Q: I am doing a school report on plans to privatize Social Security. What can you tell me about this?
A: That’s a topic that used to be all the rage back in the 1980s and 1990s. But ever since the almost catastrophic financial crash in the late 2000s, saying you want to turn Social Security over to Wall Street brokers (i.e., to “privatize” Social Security in the traditional sense of the term) is like saying you want some monkeys with a dart board to make financial decisions about our nation’s primary means of supporting older folks, people with disabilities and surviving widows, widowers and children.
Still, some persist in claiming that Social Security should be managed more like other public pension funds. Most of those funds have a diversified portfolio, with a variety of investments. On the other hand, every nickel of Social Security assets are invested, by law, in U.S. treasury notes, considered by everyone the safest of all places to stash your cash. What most folks who advocate putting Social Security funds into private markets can’t comprehend is the immense size of the Social Security trust funds. If a large public pension fund (like many teacher’s retirement funds or police and firefighter funds) are piggy banks, then Social Security is Fort Knox. Many public funds have billions of dollars in assets. Social Security has trillions. You simply can’t compare them.
To put it another way, Social Security makes up about one-fourth of the entire federal budget. You simply don’t take a quarter of our country’s budget and put it on Wall Street. After all, would you want the federal government, via the Social Security trust fund, to be the major owner of Apple stock or the primary investor in Phillip Morris?

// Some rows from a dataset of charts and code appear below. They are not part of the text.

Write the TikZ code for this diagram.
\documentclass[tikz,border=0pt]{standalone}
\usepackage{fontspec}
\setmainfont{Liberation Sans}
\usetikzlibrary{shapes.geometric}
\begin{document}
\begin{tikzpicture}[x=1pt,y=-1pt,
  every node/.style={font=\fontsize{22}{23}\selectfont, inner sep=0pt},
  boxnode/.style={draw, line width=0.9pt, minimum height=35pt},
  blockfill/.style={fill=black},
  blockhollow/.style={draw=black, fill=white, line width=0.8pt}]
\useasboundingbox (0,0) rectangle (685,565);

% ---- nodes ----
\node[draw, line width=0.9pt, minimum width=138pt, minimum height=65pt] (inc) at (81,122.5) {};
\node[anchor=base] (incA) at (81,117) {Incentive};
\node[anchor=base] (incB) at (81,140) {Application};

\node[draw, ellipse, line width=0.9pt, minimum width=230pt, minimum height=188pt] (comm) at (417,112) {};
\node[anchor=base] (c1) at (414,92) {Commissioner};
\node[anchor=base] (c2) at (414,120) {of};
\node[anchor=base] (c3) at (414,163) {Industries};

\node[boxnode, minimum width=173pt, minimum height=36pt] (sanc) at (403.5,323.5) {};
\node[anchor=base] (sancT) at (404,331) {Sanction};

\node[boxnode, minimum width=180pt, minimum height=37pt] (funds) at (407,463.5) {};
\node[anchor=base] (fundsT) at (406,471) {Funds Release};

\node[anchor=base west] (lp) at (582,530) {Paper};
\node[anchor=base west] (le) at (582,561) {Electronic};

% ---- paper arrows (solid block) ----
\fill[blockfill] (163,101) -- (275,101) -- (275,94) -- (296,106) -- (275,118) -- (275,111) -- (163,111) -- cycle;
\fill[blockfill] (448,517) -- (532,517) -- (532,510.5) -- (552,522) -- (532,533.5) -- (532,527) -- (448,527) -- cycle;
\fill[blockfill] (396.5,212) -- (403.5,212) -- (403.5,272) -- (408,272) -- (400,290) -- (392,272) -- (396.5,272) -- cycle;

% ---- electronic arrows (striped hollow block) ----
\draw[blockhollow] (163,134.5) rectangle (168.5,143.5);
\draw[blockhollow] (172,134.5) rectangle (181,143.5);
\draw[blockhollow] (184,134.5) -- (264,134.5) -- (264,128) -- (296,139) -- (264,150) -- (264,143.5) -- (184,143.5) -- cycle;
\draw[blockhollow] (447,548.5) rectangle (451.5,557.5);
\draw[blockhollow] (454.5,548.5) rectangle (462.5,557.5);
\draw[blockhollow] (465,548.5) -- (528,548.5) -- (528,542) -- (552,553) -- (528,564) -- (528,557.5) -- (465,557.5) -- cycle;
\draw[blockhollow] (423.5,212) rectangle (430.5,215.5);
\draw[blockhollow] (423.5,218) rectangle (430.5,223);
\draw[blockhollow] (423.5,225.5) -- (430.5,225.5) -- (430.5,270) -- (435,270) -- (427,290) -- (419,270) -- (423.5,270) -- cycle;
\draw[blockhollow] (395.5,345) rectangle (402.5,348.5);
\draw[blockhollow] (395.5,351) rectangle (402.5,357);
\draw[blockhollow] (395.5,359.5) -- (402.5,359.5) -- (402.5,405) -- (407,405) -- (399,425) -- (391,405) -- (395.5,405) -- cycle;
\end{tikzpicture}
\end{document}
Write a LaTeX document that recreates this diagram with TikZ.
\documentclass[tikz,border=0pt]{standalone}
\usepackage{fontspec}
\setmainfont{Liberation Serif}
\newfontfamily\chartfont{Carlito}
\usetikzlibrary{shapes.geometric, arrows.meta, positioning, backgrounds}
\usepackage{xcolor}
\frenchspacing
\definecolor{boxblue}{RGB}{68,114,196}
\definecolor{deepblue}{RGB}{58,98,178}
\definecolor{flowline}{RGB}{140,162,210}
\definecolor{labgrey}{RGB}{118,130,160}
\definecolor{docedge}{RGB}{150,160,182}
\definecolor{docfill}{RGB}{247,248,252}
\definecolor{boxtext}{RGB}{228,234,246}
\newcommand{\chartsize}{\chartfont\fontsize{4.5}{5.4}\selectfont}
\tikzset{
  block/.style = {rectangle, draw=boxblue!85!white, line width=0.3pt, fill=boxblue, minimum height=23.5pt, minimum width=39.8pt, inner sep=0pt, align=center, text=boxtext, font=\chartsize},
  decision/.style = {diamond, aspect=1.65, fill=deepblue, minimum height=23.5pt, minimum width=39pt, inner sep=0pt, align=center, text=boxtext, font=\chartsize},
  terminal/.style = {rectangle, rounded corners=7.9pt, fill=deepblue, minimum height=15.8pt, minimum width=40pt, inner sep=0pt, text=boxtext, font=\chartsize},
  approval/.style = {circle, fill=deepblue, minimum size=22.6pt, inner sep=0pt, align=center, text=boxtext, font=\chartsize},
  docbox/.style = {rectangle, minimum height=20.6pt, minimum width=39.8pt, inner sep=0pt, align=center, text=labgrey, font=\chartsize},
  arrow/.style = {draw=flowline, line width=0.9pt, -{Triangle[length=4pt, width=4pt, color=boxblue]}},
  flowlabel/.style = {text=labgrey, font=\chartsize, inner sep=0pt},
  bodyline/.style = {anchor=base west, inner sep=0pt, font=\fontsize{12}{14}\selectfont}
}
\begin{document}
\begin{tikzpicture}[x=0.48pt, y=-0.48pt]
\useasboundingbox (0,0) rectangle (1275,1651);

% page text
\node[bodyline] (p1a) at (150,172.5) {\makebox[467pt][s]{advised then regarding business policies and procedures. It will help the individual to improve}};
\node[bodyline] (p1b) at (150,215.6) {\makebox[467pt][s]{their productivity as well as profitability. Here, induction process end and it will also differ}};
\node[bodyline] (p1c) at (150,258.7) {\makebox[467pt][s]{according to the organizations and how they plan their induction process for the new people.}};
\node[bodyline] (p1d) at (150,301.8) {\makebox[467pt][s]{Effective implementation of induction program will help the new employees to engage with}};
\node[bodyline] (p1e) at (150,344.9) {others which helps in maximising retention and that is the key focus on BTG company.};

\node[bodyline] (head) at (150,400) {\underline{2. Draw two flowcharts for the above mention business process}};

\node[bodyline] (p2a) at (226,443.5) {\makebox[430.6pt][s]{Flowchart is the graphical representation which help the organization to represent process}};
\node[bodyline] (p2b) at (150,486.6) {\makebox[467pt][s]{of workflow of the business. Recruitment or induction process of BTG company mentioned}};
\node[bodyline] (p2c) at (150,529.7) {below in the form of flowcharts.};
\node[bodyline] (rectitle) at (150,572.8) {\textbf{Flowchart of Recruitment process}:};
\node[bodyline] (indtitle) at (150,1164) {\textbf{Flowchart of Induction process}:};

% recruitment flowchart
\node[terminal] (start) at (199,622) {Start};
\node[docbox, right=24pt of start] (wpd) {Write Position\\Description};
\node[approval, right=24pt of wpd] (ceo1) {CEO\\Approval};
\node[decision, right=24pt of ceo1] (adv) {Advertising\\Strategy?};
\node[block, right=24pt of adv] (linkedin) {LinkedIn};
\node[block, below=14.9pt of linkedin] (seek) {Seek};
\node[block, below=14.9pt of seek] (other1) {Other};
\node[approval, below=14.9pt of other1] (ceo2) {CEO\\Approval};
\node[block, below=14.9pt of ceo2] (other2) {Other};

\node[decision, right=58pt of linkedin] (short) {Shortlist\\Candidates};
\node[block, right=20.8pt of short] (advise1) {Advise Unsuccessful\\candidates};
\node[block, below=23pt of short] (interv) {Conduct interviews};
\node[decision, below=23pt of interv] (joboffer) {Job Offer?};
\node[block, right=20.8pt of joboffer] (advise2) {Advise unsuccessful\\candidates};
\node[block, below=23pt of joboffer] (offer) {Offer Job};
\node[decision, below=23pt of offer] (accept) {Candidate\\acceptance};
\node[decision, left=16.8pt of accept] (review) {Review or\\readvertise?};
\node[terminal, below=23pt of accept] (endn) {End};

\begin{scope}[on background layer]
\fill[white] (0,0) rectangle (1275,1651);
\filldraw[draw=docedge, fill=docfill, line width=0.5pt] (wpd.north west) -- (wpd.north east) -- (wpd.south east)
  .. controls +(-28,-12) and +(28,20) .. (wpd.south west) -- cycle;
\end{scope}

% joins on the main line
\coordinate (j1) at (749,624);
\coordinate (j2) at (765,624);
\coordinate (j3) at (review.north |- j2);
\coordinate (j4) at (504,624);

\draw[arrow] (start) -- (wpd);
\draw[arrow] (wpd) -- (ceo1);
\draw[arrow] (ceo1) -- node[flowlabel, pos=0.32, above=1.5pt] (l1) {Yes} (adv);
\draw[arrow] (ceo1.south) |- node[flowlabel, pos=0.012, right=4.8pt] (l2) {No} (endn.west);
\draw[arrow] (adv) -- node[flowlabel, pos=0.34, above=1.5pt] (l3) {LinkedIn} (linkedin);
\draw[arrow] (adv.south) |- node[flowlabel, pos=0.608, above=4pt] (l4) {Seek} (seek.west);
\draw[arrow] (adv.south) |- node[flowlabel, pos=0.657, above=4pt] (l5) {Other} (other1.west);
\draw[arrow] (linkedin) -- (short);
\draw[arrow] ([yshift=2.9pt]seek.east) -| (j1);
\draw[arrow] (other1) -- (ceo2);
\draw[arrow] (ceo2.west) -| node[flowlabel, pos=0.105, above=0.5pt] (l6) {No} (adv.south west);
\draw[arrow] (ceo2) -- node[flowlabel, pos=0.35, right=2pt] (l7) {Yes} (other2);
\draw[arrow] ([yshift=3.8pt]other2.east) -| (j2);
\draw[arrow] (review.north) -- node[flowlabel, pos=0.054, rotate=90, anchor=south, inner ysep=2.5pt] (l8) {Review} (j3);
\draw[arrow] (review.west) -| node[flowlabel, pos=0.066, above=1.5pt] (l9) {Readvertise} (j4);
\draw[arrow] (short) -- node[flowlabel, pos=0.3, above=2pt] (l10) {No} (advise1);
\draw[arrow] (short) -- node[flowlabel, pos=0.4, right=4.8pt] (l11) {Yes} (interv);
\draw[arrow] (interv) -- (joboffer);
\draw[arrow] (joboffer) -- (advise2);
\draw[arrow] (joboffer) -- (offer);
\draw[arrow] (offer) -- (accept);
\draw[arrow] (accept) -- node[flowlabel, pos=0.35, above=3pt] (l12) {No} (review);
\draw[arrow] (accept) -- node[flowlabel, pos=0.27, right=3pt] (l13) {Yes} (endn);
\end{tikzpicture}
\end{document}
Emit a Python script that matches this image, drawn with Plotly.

A more reasonable approach to “privatizing” Social Security would allow individual taxpayers to use private or managed accounts to supplement future Social Security benefits. And when you hear talk of such proposals, please remember to ask this question: Is it a carve-out plan or an add-on plan? There is a huge difference.
Both plans involve requiring younger workers to contribute money to an IRA-type account that would offer several investment options. The worker could choose a safe but generally low-yielding account or a riskier but potentially more rewarding one. The investments from this account would then be used to augment Social Security retirement benefits.
But the difference lies in the funding details. In a carve-out plan (these are usually the plans touted by Republicans), the worker’s IRA investment would be funded with a portion of his or her Social Security payroll tax. For example, currently 6.2% of a worker’s salary is deducted for Social Security taxes. A carve-out plan might specify that 4.2 percent continue to be used to fund Social Security, while 2% would be funneled into the private account. In other words, this plan gets its funding by carving it out of the current Social Security system.
On the other hand, an add-on plan (the plans usually touted by Democrats) would require a worker to contribute an extra amount to fund the private account investments. So, 6.2 percent of his or her salary would still be deducted to finance Social Security benefits. But in addition, that worker would be required to chip in an extra percentage point or two of salary to fund the Social Security supplement. So this plan gets its funding by adding to the current Social Security system.
Each plan has its plusses and minuses. The downside to an add-on plan is that more out-of-paycheck spending would be required from workers to fund their retirement portfolio. But the advantage to the plan is its greater rewards. Most add-on proposals are modeled after the highly successful “Thrift Savings Plan,” an add-on IRA that has been available to federal government workers for years and has given many of them the kind of financial security in retirement not usually associated with middle-class civil servants.
The upside to carve-out proposals is that no extra financial burden would be placed on young workers to finance the supplemental benefits. But the often unexplained downside is that huge reductions would be necessary in future Social Security benefits. It’s just simple math. If you are going to carve out about one-third of the Social Security payroll tax to fund a worker’s private supplement, then future Social Security benefits for that same worker are going to have to be cut by at least one-third. Apparently, the hope is that a well-managed private account will more than make up the difference. Also, carve-out plans come with huge transitional costs. Remember: Social Security is a “pay-as-you-go” program, meaning the money deducted from today’s worker’s paychecks is used to fund benefits to current retirees. So if you cut the amount of money going into the system, you must get funding from other sources to pay promised benefits to current retirees.
But here is the most important point I need to make about proposals for private accounts -- whether carve-out or add-on. Although they are often mentioned in the same breath as other proposals to “save Social Security,” they do nothing of the sort. Social Security’s long-range financing problems are the result of baby boomers quickly turning into senior boomers. For years, Social Security has been working extremely well with a ratio of three workers supporting one retiree. But by the time all the boomers retire (and that will be happening at a quickening pace over the next 15 years), there will be only two workers supporting each retiree. The system simply cannot work as it’s currently structured at a two-to-one ratio.
There are many relatively modest proposals for reform that will keep the system running for generations. All of those possible solutions involve either slight tax increases or moderate cuts in benefits. I am not saying the private accounts are a bad idea. I am saying that they have nothing to do with the future financial health of the program.